HDP Milletvekili Gülüstan Kılıç Koçyiğit, geçen sene konuyu Meclis’e taşımış ve Dışişleri Bakanı Mevlüt Çavuşoğlu tarafından yanıtlaması istemiyle soru önergesi vermişti. Koçyiğit, Nadera’nın bulunması için Yunanistan ile ortak çalışma yürütülüp yürütülmediği, Türkiye sınırındaki kamera kayıtlarının incelenip incelenmediği ve bölgede görev yapan kolluk kuvvetlerinin ifadelerine başvurulup vurulmadığına dair bir dizi soru yöneltti. Koçyiğit’in 9 Haziran 2020 yılında ilettiği soru önergesine yanıt, yaklaşık bir sene sonra, 4 Mayıs 2021 tarihinde geldi. Yanıtta, Koçyiğit’in soruları cevapsız bırakılırken, sadece Nadera Almonla’nın kaybolmasıyla ilgili soruşturmanın İpsala Cumhuriyet Başsavcılığınca açıldığı ve soruşturmanın devam ettiği bildirildi.

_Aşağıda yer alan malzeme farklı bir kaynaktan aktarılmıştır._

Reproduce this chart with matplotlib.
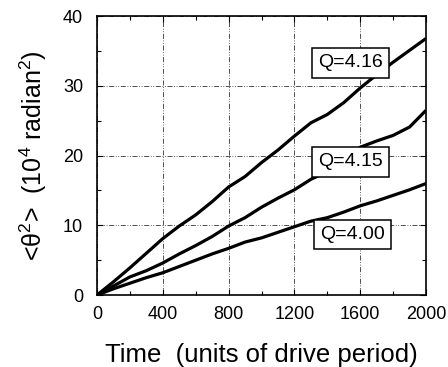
import matplotlib
matplotlib.use("Agg")
import matplotlib.pyplot as plt
from matplotlib.ticker import MultipleLocator

plt.rcParams['font.family'] = ['Liberation Sans', 'DejaVu Sans']
plt.rcParams['mathtext.fontset'] = 'custom'
plt.rcParams['mathtext.rm'] = 'Liberation Sans'
plt.rcParams['mathtext.it'] = 'Liberation Sans'

time = [0, 100, 200, 300, 400, 500, 600, 700, 800, 900, 1000,
        1100, 1200, 1300, 1400, 1500, 1600, 1700, 1800, 1900, 2000]
q416 = [0, 1.9, 3.9, 6.0, 8.1, 9.9, 11.5, 13.4, 15.5, 17.0, 19.0,
        20.8, 22.8, 24.7, 25.9, 27.6, 29.7, 31.6, 33.4, 35.1, 36.8]
q415 = [0, 1.3, 2.6, 3.5, 4.6, 5.9, 7.1, 8.4, 9.9, 11.1, 12.6,
        13.9, 15.1, 16.6, 17.7, 19.5, 21.2, 22.1, 22.9, 24.1, 26.5]
q400 = [0, 0.9, 1.7, 2.5, 3.2, 4.1, 5.0, 5.9, 6.7, 7.6, 8.2,
        9.0, 9.8, 10.6, 11.1, 11.9, 12.8, 13.5, 14.3, 15.1, 16.0]
labels = ["Q=4.16", "Q=4.15", "Q=4.00"]
label_pos = [(1540, 33.3), (1540, 19.1), (1555, 8.7)]

fig = plt.figure(figsize=(4.48, 3.67), dpi=100)
ax = fig.add_axes([0.2165, 0.196, 0.7345, 0.76])

for y in (q416, q415, q400):
    ax.plot(time, y, color='black', lw=2.3, solid_capstyle='butt')

for lab, (x, y) in zip(labels, label_pos):
    ax.text(x, y, lab, ha='center', va='center', fontsize=14,
            bbox=dict(boxstyle='square,pad=0.32', fc='white', ec='black', lw=1.1))

ax.set_xlim(0, 2000)
ax.set_ylim(0, 40)
ax.xaxis.set_major_locator(MultipleLocator(400))
ax.xaxis.set_minor_locator(MultipleLocator(200))
ax.yaxis.set_major_locator(MultipleLocator(10))
ax.yaxis.set_minor_locator(MultipleLocator(5))
ax.tick_params(which='both', direction='in', top=True, right=True, labelsize=13, color='black')
ax.tick_params(which='major', length=4, width=0.8)
ax.tick_params(axis='x', which='major', pad=8)
ax.tick_params(axis='y', which='major', pad=10)
ax.tick_params(which='minor', length=3, width=0.8)
ax.grid(True, which='major', color='#333333', lw=0.6, linestyle=(0, (6, 2, 1, 2, 1, 2)))
for s in ax.spines.values():
    s.set_linewidth(1.2)

ax.set_xlabel("Time  (units of drive period)", fontsize=18.5, labelpad=14)
ax.set_ylabel(r"<θ$^2$>  (10$^{4}$ radian$^{2}$)", fontsize=18, labelpad=10)

fig.savefig("out.png", dpi=100)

HDP Milletvekili Gülüstan Kılıç Koçyiğit'in konuyla ilgili soru önergesine Dışişleri Bakanlığı'ndan gelen yanıt
KAMERA KAYITLARINA ULAŞMAK SİS PERDESİNİ ARALAYABİLİR

Meriç Nehri kenarına yerleştirilmiş kamera kayıtlarına ulaşılması “Nadera’ya ne oldu?” sorusuna açıklık getirebilir. Bu nedenle avukat Bozovalı, sınırdaki kamera kayıtlarının incelenmesini talep etmiş, HDP Milletvekili Koçyiğit de bu soruyu Bakanlığa sormuştu. 480 kilometre uzunluğundaki Meriç Nehri üzerinde bulunan kameralarla ilgili sınırlı bilgi bulunuyor. Medyaya yansıyan haberlere göre, Meriç sınırının Yunanistan tarafında Kastanyes ve Yeni Bosna (Nea Vissa) mevkilerinde, kısa menzilli ve eski model 25 adet kamera bulunuyor. Bunun dışında Yunanistan’ın Meriç Nehri sınırındaki kamera sistemleri ile ilgili en yeni haber, sınıra ördüğü “dijital bariyer” hakkında. Buna göre sistem, kamera ve sensörlerden oluşan, yapay zekayla çalışan bir gözetleme ağından oluşuyor. Türkiye tarafındaki kameralar söz konusu olduğunda ise daha çok bilgiye erişmek mümkün. Yine medyaya yansıyan haberlerde geçen yıl mart ayında Yunanistan’ın geri itmelerine karşı Türk özel hareket timlerinin Meriç Nehri’ni termal kameralarla tarandığı bilgisi yer aldı. Bunun dışında Türkiye tarafındaki sınır kamerasından bir görüntüye, Almanya merkezli yayın yapan haftalık dergi Der Spiegel, haberinde yer verdi. Spiegel’in 13 Aralık 2019 tarihli haberinde, Yunanistan tarafından geri itilen mültecilere dair sınır kamera kayıtları yer alıyor. Görüntülerin isimsiz bir kaynaktan dergiye ulaştırıldığının belirtildiği haberde, Yunan kolluk kuvvetlerinin mültecileri, botlarla Türkiye kıyısına bıraktığı görülüyor.